Here’s how you can structure an ESL song activity:
If you prefer, you can also give them a handout or an online worksheet with the outline of a body for them to fill in either on their own or with a partner. For homework, have students write sentences describing what each body part is used for.
What are other ways ESL students can improve their vocabulary?
If you ask students who are self-taught what methods they used to learn English on their own, they will invariably tell you the following;
Another useful device for improving students’ vocabulary is to have them keep a notebook that is small enough to fit in their pockets. (They can also use their phones for keeping lists). This is a great way for them to have a real-time record of the words and short phrases they use in their daily lives. When students keep a list of the words that are of interest to them, they are effectively writing their own little dictionaries which can be filled with pictures, synonyms, antonyms, and sentences that are useful to them.

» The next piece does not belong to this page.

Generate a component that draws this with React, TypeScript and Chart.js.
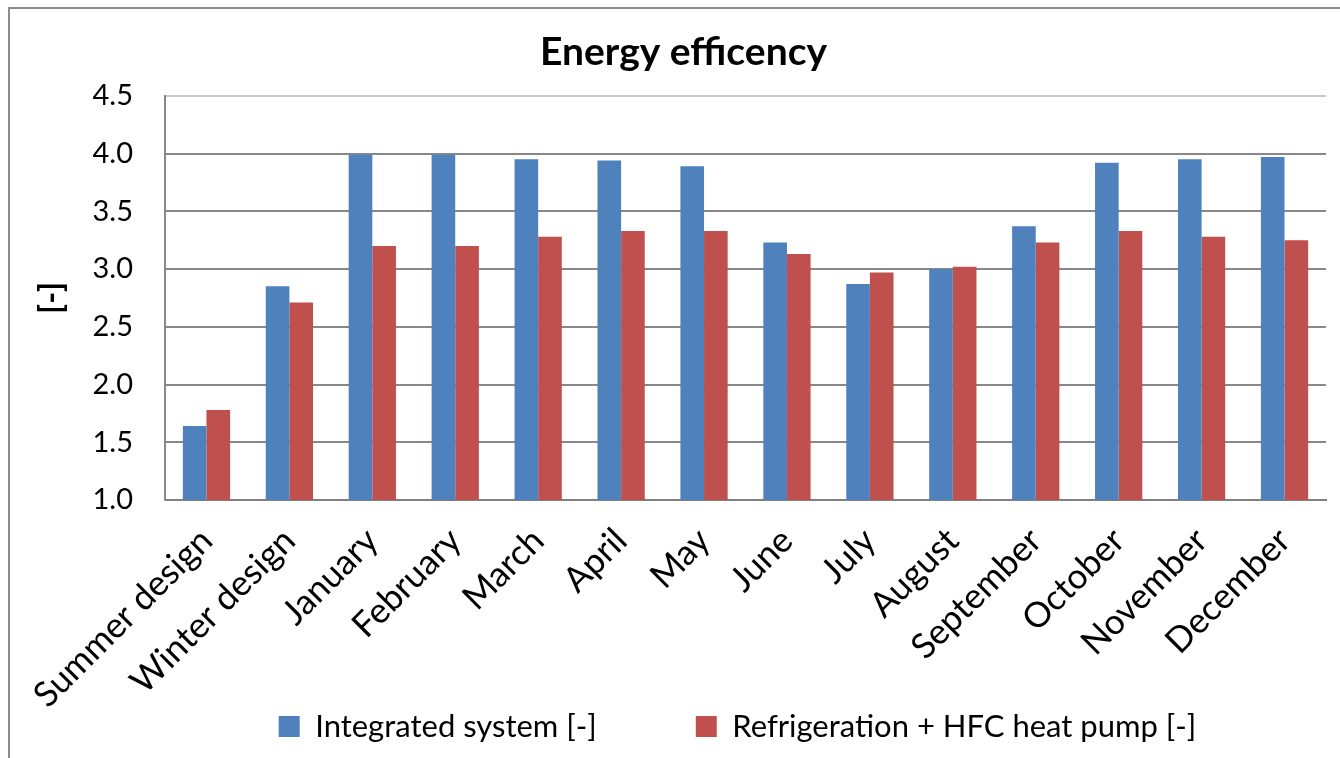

Points to remember when teaching ESL vocabulary
Whether you are teaching vocabulary, grammar, phraseology, or pronunciation in a physical classroom or online, do your best to make sure your students can relate to each lesson and are almost immediately able to use what they’ve learned. Follow a logical and organic order when teaching new vocabulary and put words into useful phrases as often as possible. Look for every opportunity to review what you’ve taught from one lesson to the next, and engage your students by focusing on topics that interest them the most. And always encourage your students to ask you about the meanings of words and how these can be applied to their lives outside of the classroom.